Dataset extract:
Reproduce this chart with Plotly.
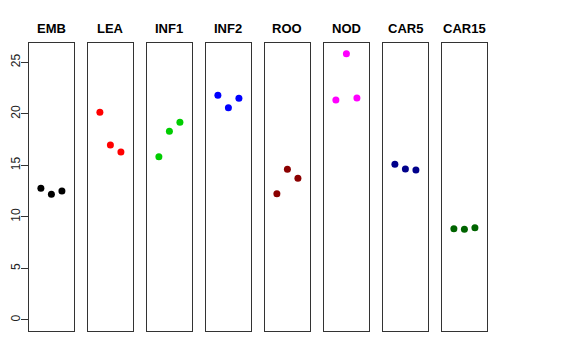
import plotly.graph_objects as go

categories = ["EMB", "LEA", "INF1", "INF2", "ROO", "NOD", "CAR5", "CAR15"]
colors = ["#000000", "#FF0000", "#00CD00", "#0000FF", "#8B0000", "#FF00FF", "#00008B", "#006400"]
values = {
    "EMB": [12.77, 12.19, 12.51],
    "LEA": [20.14, 16.97, 16.29],
    "INF1": [15.84, 18.30, 19.17],
    "INF2": [21.79, 20.59, 21.50],
    "ROO": [12.25, 14.62, 13.74],
    "NOD": [21.34, 25.83, 21.53],
    "CAR5": [15.10, 14.65, 14.55],
    "CAR15": [8.86, 8.80, 8.95],
}
replicates = [1, 2, 3]
y_ticks = [0, 5, 10, 15, 20, 25]

# page has an 8px body margin, so offset the figure geometry accordingly
OFF = 8
W, H = 576, 360
PW, PH = 459, 288
L, T = 29 - OFF, 43 - OFF
R, B = W - L - PW, H - T - PH
fig = go.Figure()
pitch, pw = 59.0, 44.8

layout = dict(
    width=W, height=H, margin=dict(l=L, r=R, t=T, b=B, autoexpand=False),
    paper_bgcolor="white", plot_bgcolor="white", showlegend=False,
    font=dict(family="Liberation Sans, Arial, sans-serif", color="black"),
)
annotations = []
for i, cat in enumerate(categories):
    n = "" if i == 0 else str(i + 1)
    x0 = (i * pitch) / PW
    x1 = min(1.0, (i * pitch + pw) / PW)
    fig.add_trace(go.Scatter(
        x=replicates, y=values[cat], mode="markers",
        marker=dict(color=colors[i], size=7),
        xaxis="x" + n, yaxis="y" + n,
    ))
    layout["xaxis" + n] = dict(
        domain=[x0, x1], range=[-0.13, 4.13], showticklabels=False, ticks="",
        showgrid=False, zeroline=False, showline=True, mirror=True,
        linecolor="#333333", linewidth=1, anchor="y" + n, automargin=False,
    )
    ya = dict(
        domain=[0, 1], range=[-1.07, 26.87], showgrid=False, zeroline=False,
        showline=True, mirror=True, linecolor="#333333", linewidth=1,
        anchor="x" + n, automargin=False,
    )
    if i == 0:
        ya.update(tickvals=y_ticks, ticktext=[str(v) for v in y_ticks], ticks="outside",
                  ticklen=7, tickcolor="#333333", tickangle=-90,
                  ticklabelstandoff=-4,
                  tickfont=dict(size=12, color="#222222"))
    else:
        ya.update(showticklabels=False, ticks="")
    layout["yaxis" + n] = ya
    annotations.append(dict(
        x=(x0 + x1) / 2, y=1 + 14 / PH, xref="paper", yref="paper",
        text="<b>" + cat + "</b>", showarrow=False,
        font=dict(size=13, color="black"), xanchor="center", yanchor="middle",
    ))
layout["annotations"] = annotations
fig.update_layout(**layout)
fig.write_html("out.html")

Objective: Reproduce all of the material exactly, apart from the pictures.

The response:
Reproduce this chart with Plotly.
import plotly.graph_objects as go

categories = ["EMB", "LEA", "INF1", "INF2", "ROO", "NOD", "CAR5", "CAR15"]
colors = ["#000000", "#FF0000", "#00CD00", "#0000FF", "#8B0000", "#FF00FF", "#00008B", "#006400"]
values = {
    "EMB": [12.77, 12.19, 12.51],
    "LEA": [20.14, 16.97, 16.29],
    "INF1": [15.84, 18.30, 19.17],
    "INF2": [21.79, 20.59, 21.50],
    "ROO": [12.25, 14.62, 13.74],
    "NOD": [21.34, 25.83, 21.53],
    "CAR5": [15.10, 14.65, 14.55],
    "CAR15": [8.86, 8.80, 8.95],
}
replicates = [1, 2, 3]
y_ticks = [0, 5, 10, 15, 20, 25]

# page has an 8px body margin, so offset the figure geometry accordingly
OFF = 8
W, H = 576, 360
PW, PH = 459, 288
L, T = 29 - OFF, 43 - OFF
R, B = W - L - PW, H - T - PH
fig = go.Figure()
pitch, pw = 59.0, 44.8

layout = dict(
    width=W, height=H, margin=dict(l=L, r=R, t=T, b=B, autoexpand=False),
    paper_bgcolor="white", plot_bgcolor="white", showlegend=False,
    font=dict(family="Liberation Sans, Arial, sans-serif", color="black"),
)
annotations = []
for i, cat in enumerate(categories):
    n = "" if i == 0 else str(i + 1)
    x0 = (i * pitch) / PW
    x1 = min(1.0, (i * pitch + pw) / PW)
    fig.add_trace(go.Scatter(
        x=replicates, y=values[cat], mode="markers",
        marker=dict(color=colors[i], size=7),
        xaxis="x" + n, yaxis="y" + n,
    ))
    layout["xaxis" + n] = dict(
        domain=[x0, x1], range=[-0.13, 4.13], showticklabels=False, ticks="",
        showgrid=False, zeroline=False, showline=True, mirror=True,
        linecolor="#333333", linewidth=1, anchor="y" + n, automargin=False,
    )
    ya = dict(
        domain=[0, 1], range=[-1.07, 26.87], showgrid=False, zeroline=False,
        showline=True, mirror=True, linecolor="#333333", linewidth=1,
        anchor="x" + n, automargin=False,
    )
    if i == 0:
        ya.update(tickvals=y_ticks, ticktext=[str(v) for v in y_ticks], ticks="outside",
                  ticklen=7, tickcolor="#333333", tickangle=-90,
                  ticklabelstandoff=-4,
                  tickfont=dict(size=12, color="#222222"))
    else:
        ya.update(showticklabels=False, ticks="")
    layout["yaxis" + n] = ya
    annotations.append(dict(
        x=(x0 + x1) / 2, y=1 + 14 / PH, xref="paper", yref="paper",
        text="<b>" + cat + "</b>", showarrow=False,
        font=dict(size=13, color="black"), xanchor="center", yanchor="middle",
    ))
layout["annotations"] = annotations
fig.update_layout(**layout)
fig.write_html("out.html")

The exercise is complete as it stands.